WF – Qu’est-ce que vous aimeriez changer dans la conception du public face aux personnes qui ont des limitations physiques?
JLS – La ville n’est pas accueillante pour les personnes qui n’ont pas une parfaite capacité de mouvement, plusieurs métros ne sont pas accessibles aux personnes à mobilité réduite. Pourtant, bouger, c’est notre vie : on bouge toujours dans la vie!
De plus, on est tous en processus de devenir handicapé, parce que la vieillesse finit presque toujours par réduire considérablement notre capacité à bouger, marcher, monter des escaliers. On va tous et toutes un jour ou l’autre avoir une mobilité restreinte. Montréal est construite par des personnes fortes qui ont une pleine capacité physique, mais ces personnes fortes qui construisent la ville, ne seront pas toujours fortes, ces personnes vont vieillir et vont perdre de la mobilité et la ville qu’ils ont construite ne sera même plus adaptée pour eux!
WF – Qui est ce jeune Jonathan qu’on a tous et toutes en chacun de nous?

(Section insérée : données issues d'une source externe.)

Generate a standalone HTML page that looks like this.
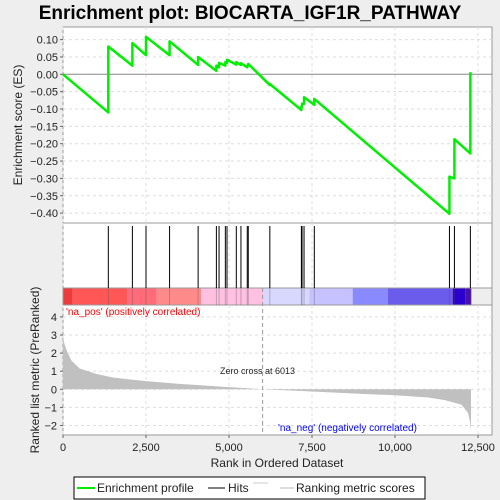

JLS – Depuis que je suis enfant, je pense que l’énergie créative est vraiment importante. J’aime voir le monde s’exprimer par la créativité, comme Jonathan le fait avec le vol dans la pièce. J’aime entendre les choses étranges que les gens font et qu’ils sont timides de partager, car peu importe ce que font les gens, lorsqu’ils sont créatifs, ils sont beaux à voir.
Jonathan, dans sa phase adolescente, haït le monde d’où il vient, mais adulte il n’est pas complètement satisfait dans sa nouvelle communauté idyllique ; plus vieux il retourne d’où il vient pour essayer de comprendre sa communauté, mais il ne la comprendra jamais. Ça me touche beaucoup, ce va-et-vient entre l’individu et la communauté. Quand je suis dans une gang, je sens que je suis un individu et je veux être seul. Quand je suis seul, je me sens isolé et triste et j’ai envie d’être avec un groupe. C’est un va-et-vient constant qu’on doit apprendre à accepter.